Mediobanca, inizia l’era Mps “Scriviamo un altro capitolo”

MILANO – Inizia la nuova era della Mediobanca controllata da Mps. L’assemblea ieri mattina, in modalità remota, in un’ora ha rinnovato il vertice, che per tre anni avrà per presidente Vittorio Grilli e Alessandro Melzi d’Eril ad. Li ha nominati la banca senese che detiene l’86,3% del capitale dopo l’Opas da 13,5 miliardi conclusa un mese fa. Alla riunione partecipava l’88,9% del capitale.

I 12 nomi, contro 15 uscenti, sono tutti nuovi ed espressi dal socio di maggioranza. Oltre al presidente venuto da Jp Morgan al posto di Renato Pagliaro, e all’ex ad di Anima Sgr che sostituisce Alberto Nagel, entrano in cda Paolo Gallo, ad di Italgas; Tiziana Togna, ex vice dg della Consob; Federica Minozzi, ad di Iris Ceramica; Andrea Zappia, ex ad di Sky Italia; il legale Giuseppe Matteo Masoni; l’ex segretario di Fondazione Crt, Massimo Lapucci; la sindaca di Snam, Ines Gandini; le manager di Mps Donatella Vernisi e Silvia Fissi. Infine Sandro Panizza, ex risk manager di Generali e unico già in consiglio, ora promosso vicepresidente.

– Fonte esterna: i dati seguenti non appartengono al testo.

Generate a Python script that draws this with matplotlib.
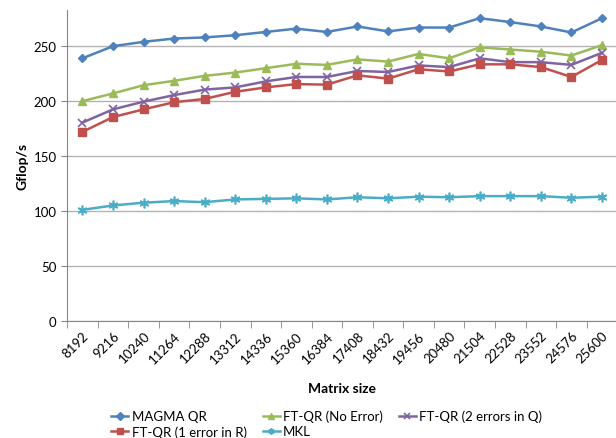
import numpy as np
import matplotlib
matplotlib.use("Agg")
import matplotlib.pyplot as plt

plt.rcParams['font.family'] = ['Lato', 'DejaVu Sans']

sizes = ["8192", "9216", "10240", "11264", "12288", "13312", "14336", "15360", "16384",
         "17408", "18432", "19456", "20480", "21504", "22528", "23552", "24576", "25600"]
magma = [239, 250, 254, 257, 258, 260, 263, 266, 263, 268, 263.5, 267, 267, 275.5, 272, 268, 262.5, 275.5]
no_err = [200, 207, 214.5, 218.5, 223, 226, 230, 234, 233, 238, 236, 243, 239, 249, 247, 245, 241.5, 251]
err_q = [180.5, 192.5, 199.5, 205.5, 210.5, 212.5, 218, 222, 222, 227.5, 226.5, 232.5, 231, 239, 235.5, 235.5, 233, 244]
err_r = [172, 185.5, 192.5, 199, 202, 208.5, 212.5, 215.5, 215, 223.5, 220.5, 229, 227, 233.5, 233.5, 231, 222, 237.5]
mkl = [101, 105, 107.5, 109, 108, 110.5, 111, 111.5, 110.5, 112.5, 111.5, 113, 112.5, 113.5, 113.5, 113.5, 112, 113]

fig = plt.figure(figsize=(6.16, 4.39), dpi=100)
ax = fig.add_axes([0.109, 0.267, 0.893, 0.708])
x = np.arange(len(sizes))

lw = 1.8
l1, = ax.plot(x, magma, color="#4F81BD", marker="D", ms=4.5, lw=lw, label="MAGMA QR")
l2, = ax.plot(x, no_err, color="#9BBB59", marker="^", ms=6, lw=lw, label="FT-QR (No Error)")
l3, = ax.plot(x, err_q, color="#8064A2", marker="x", ms=6, mew=1.2, lw=lw, label="FT-QR (2 errors in Q)")
l4, = ax.plot(x, err_r, color="#C0504D", marker="s", ms=6, lw=lw, label="FT-QR (1 error in R)")
l5, = ax.plot(x, mkl, color="#4BACC6", marker=(6, 2, 0), ms=7, mew=1.2, lw=lw, label="MKL")

ax.set_xlim(-0.5, len(sizes) - 0.5)
ax.set_ylim(0, 283)
ax.set_yticks(np.arange(0, 251, 50))
ax.yaxis.grid(True, color="#B3B3B3", lw=1)
ax.set_axisbelow(True)
for s in ["top", "right"]:
    ax.spines[s].set_visible(False)
for s in ["left", "bottom"]:
    ax.spines[s].set_color("#868686")
ax.tick_params(axis="y", colors="#868686", labelcolor="black", labelsize=9.5, length=4)
ax.set_xticks(x)
ax.set_xticklabels(sizes, rotation=45, ha="right", va="top", rotation_mode="anchor", fontsize=9.5)
ax.tick_params(axis="x", length=0, pad=6)
ax.set_xticks(np.arange(-0.5, len(sizes), 1), minor=True)
ax.tick_params(axis="x", which="minor", length=5, color="#868686")

ax.set_ylabel("Gflop/s", fontweight="bold", fontsize=10)
ax.set_xlabel("Matrix size", fontweight="bold", fontsize=10, labelpad=12)

order = [l1, l4, l2, l5, l3]
leg = fig.legend(order, [h.get_label() for h in order],
                 ncol=3, loc="lower left", bbox_to_anchor=(0.172, -0.012), frameon=False,
                 fontsize=9.5, handlelength=1.3, handletextpad=0.25, columnspacing=1.2,
                 labelspacing=0.25, borderaxespad=0.0)
for h in leg.legend_handles:
    h.set_markersize(4.5)

fig.savefig("out.png", dpi=100)
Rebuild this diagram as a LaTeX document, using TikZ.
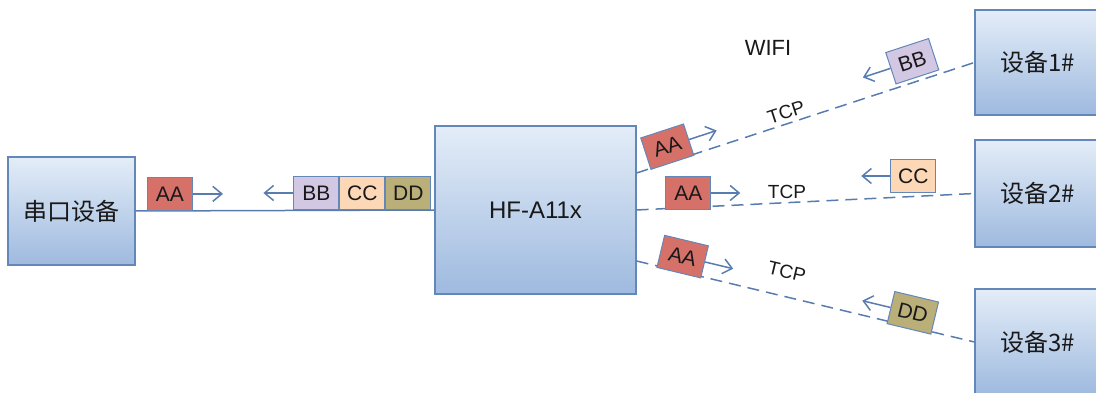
\documentclass[tikz,border=0pt]{standalone}
\usepackage{fontspec}
\setmainfont{Liberation Sans}
\newfontfamily\cjk{Noto Sans CJK SC}
\usetikzlibrary{arrows.meta,calc,positioning}

\definecolor{boxtop}{RGB}{228,237,248}
\definecolor{boxbot}{RGB}{158,186,223}
\definecolor{edge}{RGB}{100,135,185}
\definecolor{wire}{RGB}{88,124,176}
\definecolor{aa}{RGB}{214,113,106}
\definecolor{bb}{RGB}{210,200,227}
\definecolor{cc}{RGB}{252,216,182}
\definecolor{dd}{RGB}{186,174,121}

\tikzset{
 unit/.style={draw=edge, line width=1.2pt, top color=boxtop, bottom color=boxbot, text=black!90},
 dev/.style={unit, minimum width=125pt, font=\cjk\fontsize{24}{24}\selectfont},
 pkt/.style={draw=edge, solid, line width=1pt, minimum width=45pt, minimum height=33pt, inner sep=0pt, text=black!90, font=\fontsize{21}{21}\selectfont},
 proto/.style={inner sep=0pt, text=black!90, font=\fontsize{19}{19}\selectfont},
 link/.style={draw=wire, line width=1.5pt},
 wifi/.style={link, dash pattern=on 12pt off 7pt},
 go/.style={draw=wire, solid, line width=1.5pt, -{Straight Barb[length=9pt,width=15pt]}}
}

\begin{document}
\begin{tikzpicture}[x=1pt,y=-1pt]
 \useasboundingbox (0,0) rectangle (1096,393);

	% Appareils
 \node[unit, minimum width=127pt, minimum height=108pt, font=\cjk\fontsize{24}{24}\selectfont] (s) at (71.5,211) {串口设备};
 \node[unit, minimum width=201pt, minimum height=168pt, font=\fontsize{24}{24}\selectfont] (h) at (535.5,210) {HF-A11x};
 \node[dev, minimum height=105pt] (d1) at (1037.5,62.5) {设备1\#};
 \node[dev, minimum height=107pt] (d2) at (1037.5,193.5) {设备2\#};
 \node[dev, minimum height=106pt] (d3) at (1037.5,342) {设备3\#};
 \node[proto, font=\fontsize{22}{22}\selectfont] (w) at (768,48) {WIFI};

	% Liaison serie
 \draw[link] (s.east) -- (h.west) node[pkt, fill=aa, pos=0.115, above=0pt] (a0) {AA};
 \node[pkt, fill=dd, anchor=south east] (dd0) at ([xshift=-3pt]h.west) {DD};
 \node[pkt, fill=cc, left=0pt of dd0] (cc0) {CC};
 \node[pkt, fill=bb, left=0pt of cc0] (bb0) {BB};
 \draw[go] (a0.east) -- ($(a0.east)!-30pt!(a0.west)$);
 \draw[go] (bb0.west) -- ($(bb0.west)!-30pt!(bb0.east)$);

	% Liaisons TCP
 \draw[wifi] ([yshift=37pt]h.east) -- (d1.west)
  node[pkt, fill=aa, sloped, pos=0.105, above=-1.5pt] (a1) {AA}
  node[proto, sloped, pos=0.453, above=4pt] (t1) {TCP}
  node[pkt, fill=bb, sloped, pos=0.835, above=3.5pt] (b1) {BB};
 \draw[wifi] (h.east) -- (d2.west)
  node[pkt, fill=aa, pos=0.153, above=-2.5pt] (a2) {AA}
  node[proto, pos=0.445, above=3pt] (t2) {TCP}
  node[pkt, fill=cc, pos=0.819, above=3.5pt] (c2) {CC};
 \draw[wifi] ([yshift=-51pt]h.east) -- (d3.west)
  node[pkt, fill=aa, sloped, pos=0.126, above=-2pt] (a3) {AA}
  node[proto, sloped, pos=0.428, above=17pt] (t3) {TCP}
  node[pkt, fill=dd, sloped, pos=0.808, above=-3pt] (e3) {DD};

	% Sens des paquets
 \draw[go] (a1.east) -- ($(a1.east)!-29pt!(a1.west)$);
 \draw[go] (b1.west) -- ($(b1.west)!-29pt!(b1.east)$);
 \draw[go] (a2.east) -- ($(a2.east)!-29pt!(a2.west)$);
 \draw[go] (c2.west) -- ($(c2.west)!-29pt!(c2.east)$);
 \draw[go] (a3.east) -- ($(a3.east)!-29pt!(a3.west)$);
 \draw[go] (e3.west) -- ($(e3.west)!-29pt!(e3.east)$);

\end{tikzpicture}
\end{document}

Anche gli altri punti all’odg sono passati (bilancio, dividendo, nuove remunerazioni), ma il socio Mps ha mandato un segnale critico astenendosi sull’informativa sui compensi corrisposti nel 2024-2025.

Dopo l’assemblea il cda si è riunito in Piazzetta Cuccia, per attribuire le deleghe al nuovo capo. «Oggi iniziamo a scrivere insieme un nuovo capitolo della storia della banca, sono certo che sarà ricca di successi grazie al contributo di tutti noi – ha scritto in un messaggio ai 5.500 dipendenti Melzi d’Eril -. Sono emozionato e onorato di assumere questa carica in un gruppo che è al centro del sistema finanziario del Paese da decenni, grazie all’indiscussa qualità e dedizione di chi ci lavora». Per il dirigente milanese la giornata è continuata con alcune riunioni operative e di confronto con le prime linee. In mattinata erano arrivati l’ad di Mps, Luigi Lovaglio («Sono qui per un saluto al cda») e il presidente, Nicola Maione («Saluti di buon lavoro»). Hanno pranzato con il nuovo consiglio, che rompe la prassi in corso dal 1987, quando Enrico Cuccia privatizzò la banca svincolandosi dalle tre Banche d’interesse nazionale.

Da allora Mediobanca ha una governance da public company, con molta autonomia per i manager: compresi Pagliaro e Nagel, che erano in sella dal 2003 e da cinque anni tenevano testa ai nuovi soci forti Delfin e Caltagirone. Ieri quel mondo è finito. Lo conferma l’anticipo del cda di Mediobanca sui dati trimestrali (dal 10 al 5 novembre, per non scavalcare la capogruppo Mps che si riunisce il 6) e la convocazione di un’altra assemblea straordinaria al 1° dicembre, per modificare lo statuto agli art. 3 («inclusione nel gruppo Mps») e 31 («chiusura dell’esercizio al 31 dicembre»). Niente più bilanci al 30 giugno, né assemblea il 28 ottobre, voluta da Cuccia per dover lavorare nella ricorrenza della marcia fascista su Roma. Mediobanca, conquistata dai senesi (e dai romani, c’è ancora il Tesoro in Mps), si allinea.